Filmin Akbank Film Festivali’nde finalist. Buradan yola çıkarak kısa film festivallerinin yönetmen açısından dinamiklerini sorsam, nasıl geçiyor senin açından?
Film festivalleri, kısa filmcilerin izleyiciyle somut olarak buluştukları tek mekanlar olduğundan, bizim için büyük bir değer taşıyor. Akbank, Adana, Antalya ve İstanbul gibi köklü festivaller, bu değeri daha da derinden hissettiren platformlar. Bu festivallerde filminiz izleyicisiyle buluşacağı için içten bir heyecan oluyor, bu da çok değerli bir duygu. Ancak bazen bu duygu ağır basabiliyor ve işin yarışma havasına sokulmasına neden olabiliyor.
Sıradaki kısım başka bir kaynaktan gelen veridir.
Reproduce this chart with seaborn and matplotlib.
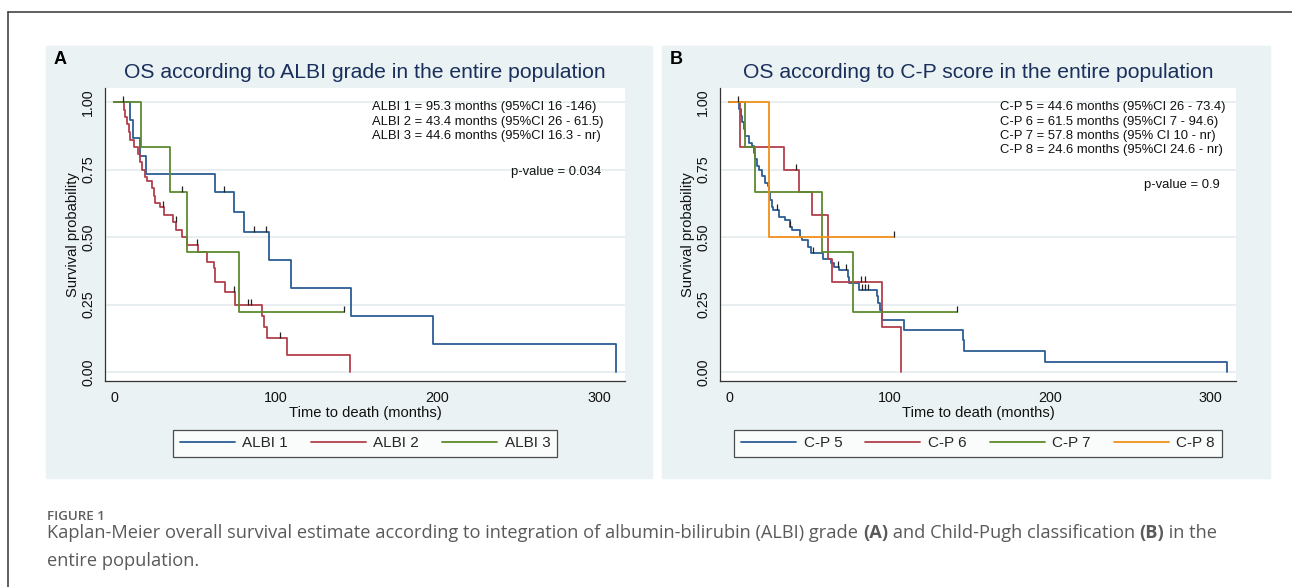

Bazen sanatçılar, gözlemlediğim kadarıyla, kendi filmleri dışında sinemayla ya da kısa filmlerle ilgilenmiyorlar, bu da biraz şaşırtıcı olabiliyor. Ödül odaklı bir yaklaşım yerine, doğru koşullarda festivallerin bizim için bir çölde vaha işlevi görmesi çok daha sağlıklı. Bu ortamlar, sinemanın farklı alanlarından insanlarla tanışma ve sohbet etme şansına sahip olduğum yerler, bu yüzden festival süreçlerini gerçekten seviyorum. Festivallerde tanışıp yakın arkadaş olduğum birkaç arkadaşım var. Onlara da buradan selamlar!
Bundan sonra hangi film var sırada, yoluna nasıl devam edeceksin?
Şu an bitirme projem olarak, 2024 yılında Türkiye’de gerçekleşmiş bazı cinayetler ve olayların etkilerini ele alan mockumentary türünde bir kısa film üzerine çalışıyorum. Önümüzdeki birkaç yıl boyunca kısa filmler yapmaya devam etmeyi planlıyorum. Sonrasını ise içinde bulunduğum süreç belirleyecek.
Son olarak neler söylesin?
Bu röportaj vesilesiyle filmi izlemek isteyenler, sosyal medya üzerinden benimle iletişime geçebilirler. Son olarak, ufak bir inceleme yapmak benim için keyif verici oldu. Teşekkür ederim.